(Code that draws figures)
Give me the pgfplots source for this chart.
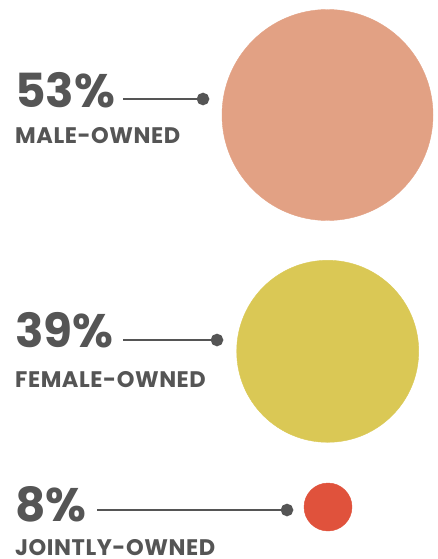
\documentclass[border=0pt]{standalone}
\usepackage{pgfplots}
\pgfplotsset{compat=1.18}
\usepackage{fontspec}
\setmainfont{Poppins}
\definecolor{txt}{HTML}{555555}
\definecolor{male}{HTML}{E2A184}
\definecolor{female}{HTML}{DAC855}
\definecolor{joint}{HTML}{E0523C}
\newcommand{\bignum}[1]{{\fontsize{47}{50}\selectfont\bfseries #1}}
\newcommand{\lab}[1]{{\fontsize{22.5}{24}\selectfont\bfseries\addfontfeature{LetterSpace=2.5}#1}}
\begin{document}
\begin{tikzpicture}
\begin{axis}[
  scale only axis, width=438pt, height=559pt,
  xmin=0, xmax=438, ymin=0, ymax=559, y dir=reverse,
  hide axis, clip=false]
% bubbles
\addplot[male, only marks, mark=*, mark size=105.5pt, mark options={draw=none, fill=male}] coordinates {(327.5,115)};
\addplot[female, only marks, mark=*, mark size=91pt, mark options={draw=none, fill=female}] coordinates {(327.7,351.3)};
\addplot[joint, only marks, mark=*, mark size=24pt, mark options={draw=none, fill=joint}] coordinates {(328,507)};
% leader lines
\addplot[txt, line width=2.5pt, mark=*, mark indices={2}, mark size=5pt, mark options={draw=none, fill=txt}] coordinates {(123,99) (203,99)};
\addplot[txt, line width=2.5pt, mark=*, mark indices={2}, mark size=5pt, mark options={draw=none, fill=txt}] coordinates {(123,340) (217,340)};
\addplot[txt, line width=2.5pt, mark=*, mark indices={2}, mark size=5pt, mark options={draw=none, fill=txt}] coordinates {(97,510) (287,510)};
% labels
\node[anchor=base west, inner sep=0, text=txt] at (axis cs:15,107) {\bignum{53\%}};
\node[anchor=base west, inner sep=0, text=txt] at (axis cs:15,143) {\lab{MALE-OWNED}};
\node[anchor=base west, inner sep=0, text=txt] at (axis cs:15,347) {\bignum{39\%}};
\node[anchor=base west, inner sep=0, text=txt] at (axis cs:15,387) {\lab{FEMALE-OWNED}};
\node[anchor=base west, inner sep=0, text=txt] at (axis cs:15,521) {\bignum{8\%}};
\node[anchor=base west, inner sep=0, text=txt] at (axis cs:15,555) {\lab{JOINTLY-OWNED}};
\end{axis}
\pgfresetboundingbox
\path[use as bounding box] (current axis.south west) rectangle (current axis.north east);
\end{tikzpicture}
\end{document}
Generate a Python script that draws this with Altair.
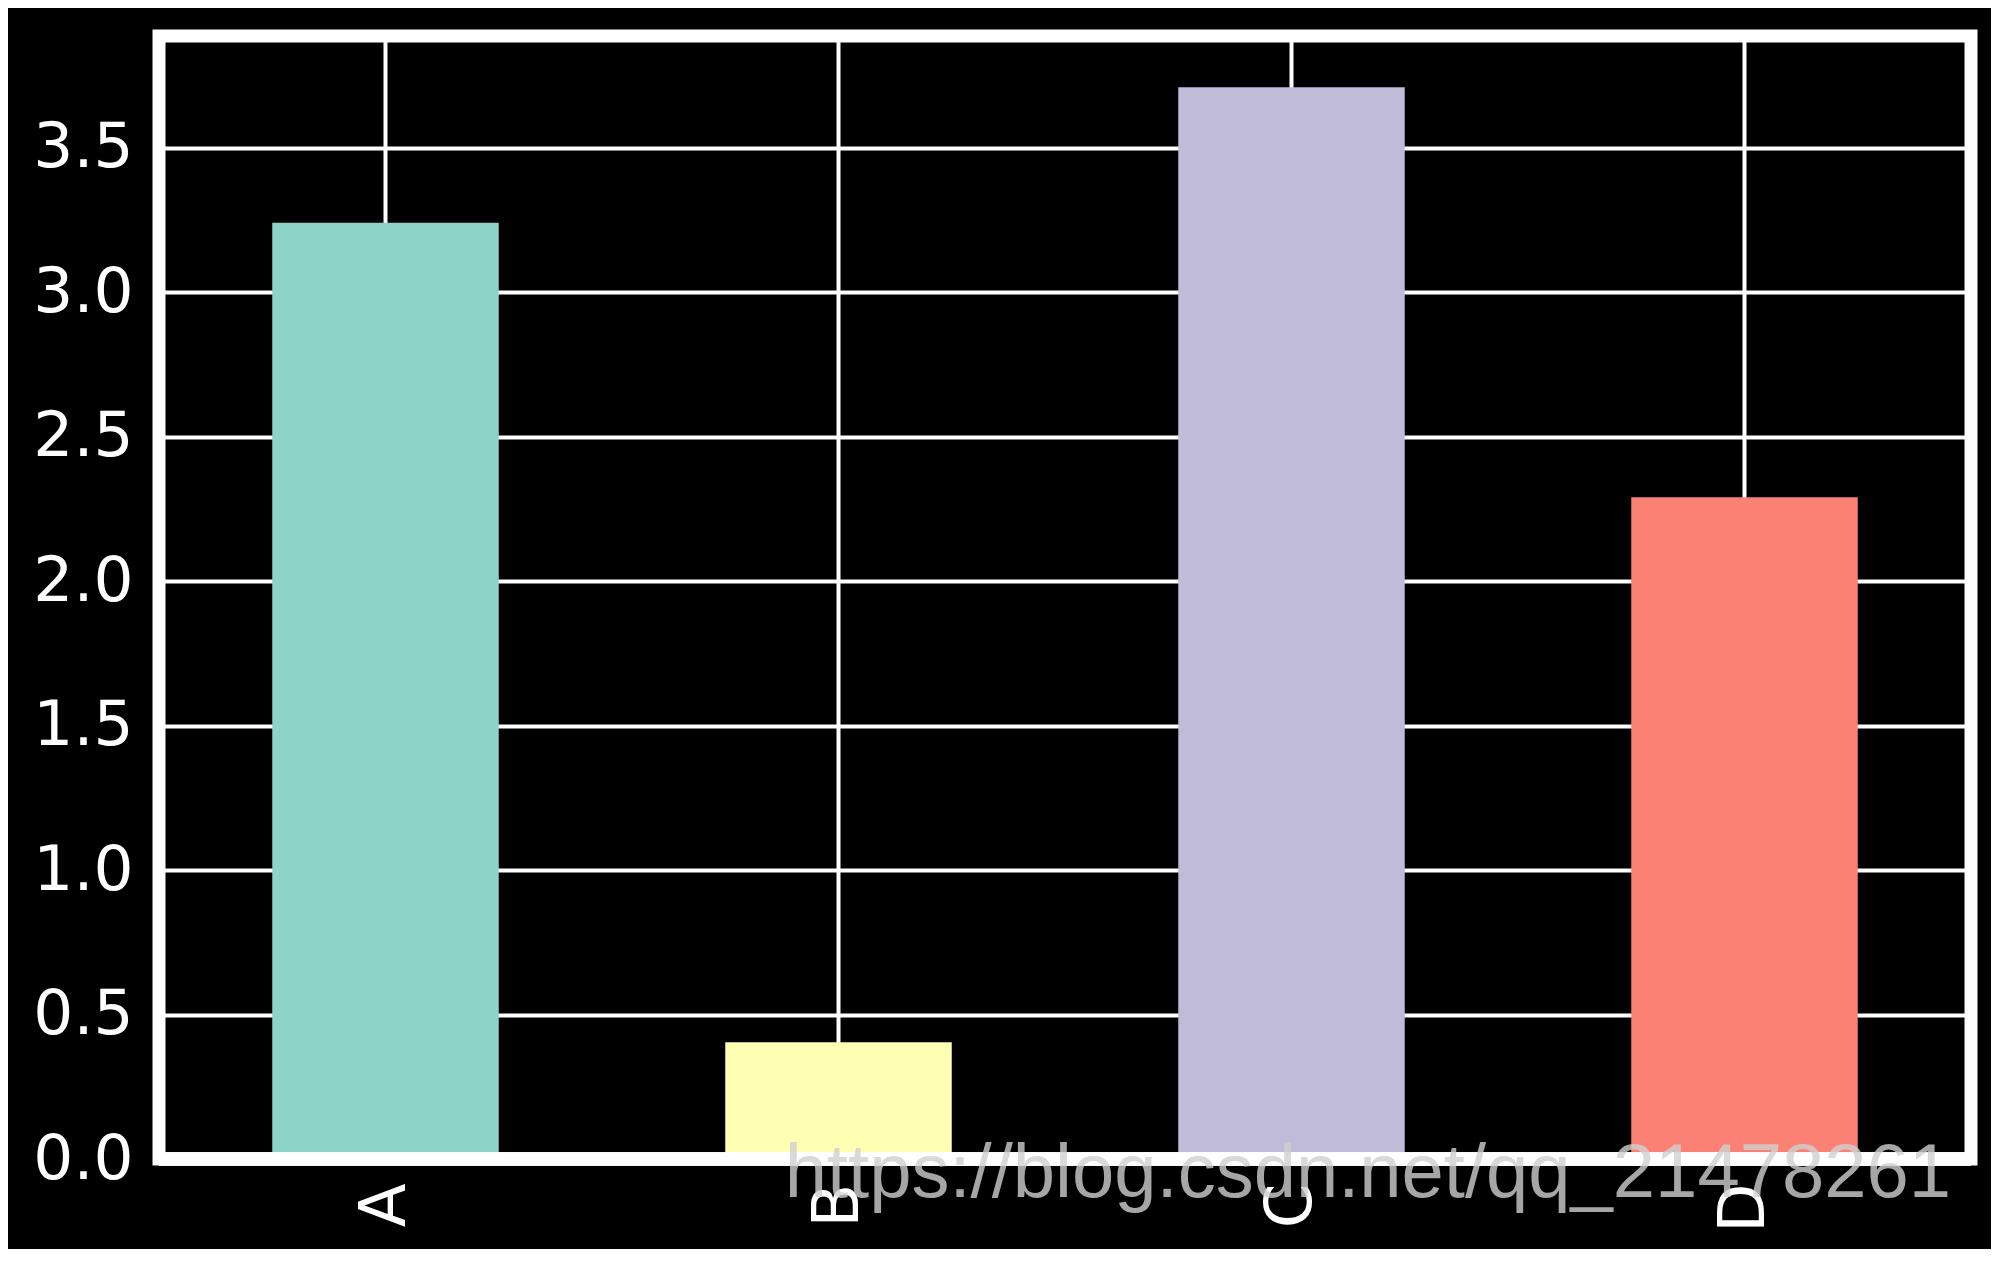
import altair as alt
import pandas as pd

categories = ["A", "B", "C", "D"]
values = [3.24, 0.404, 3.709, 2.29]
bar_colors = ["#8dd3c7", "#feffb3", "#bfbbd9", "#fa8174"]
y_ticks = [0.0, 0.5, 1.0, 1.5, 2.0, 2.5, 3.0, 3.5]
watermark = ["https://blog.csdn.net/qq_21478261"]

df = pd.DataFrame({"cat": categories, "val": values})
wm = pd.DataFrame({"t": watermark})

W, H = 1812, 1123

x_enc = alt.X(
    "cat:N",
    sort=categories,
    title=None,
    scale=alt.Scale(paddingInner=0.5, paddingOuter=0.25),
    axis=alt.Axis(
        labelAngle=270,
        labelFontSize=64,
        labelFont="DejaVu Sans",
        labelColor="#ffffff",
        labelPadding=24,
        ticks=False,
        domain=False,
        grid=True,
        gridColor="#ffffff",
        gridWidth=4,
        gridOpacity=1,
        bandPosition=0.5,
    ),
)
y_enc = alt.Y(
    "val:Q",
    title=None,
    scale=alt.Scale(domain=[0, 3.886], nice=False, zero=True),
    axis=alt.Axis(
        values=y_ticks,
        format=".1f",
        labelFontSize=63,
        labelFont="DejaVu Sans",
        labelColor="#ffffff",
        labelPadding=26,
        ticks=False,
        domain=False,
        grid=True,
        gridColor="#ffffff",
        gridWidth=4,
        gridOpacity=1,
    ),
)

bars = alt.Chart(df).mark_bar(opacity=1).encode(
    x=x_enc,
    y=y_enc,
    color=alt.Color("cat:N", scale=alt.Scale(domain=categories, range=bar_colors), legend=None),
)

base_line = alt.Chart(df).mark_rule(color="#ffffff", strokeWidth=13).encode(
    y=alt.datum(0)
)

text = alt.Chart(wm).mark_text(
    align="right",
    baseline="alphabetic",
    fontSize=76,
    font="Liberation Sans",
    color="#d0d0d0",
    opacity=0.8,
).encode(
    text="t:N",
    x=alt.value(W - 20),
    y=alt.value(H + 38),
)

chart = alt.layer(bars, base_line, text).properties(
    width=W,
    height=H,
    background="#000000",
    padding={"left": 151, "top": 28, "right": 20, "bottom": 90},
    autosize=alt.AutoSizeParams(type="none"),
).configure_view(
    stroke="#ffffff",
    strokeWidth=13,
)

chart.save("out.html", embed_options={"renderer": "svg", "actions": False})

» EXERCISE PROMPT:
Give the number of lines in the listing above that contain "this", and nothing else.

» RESULT:
2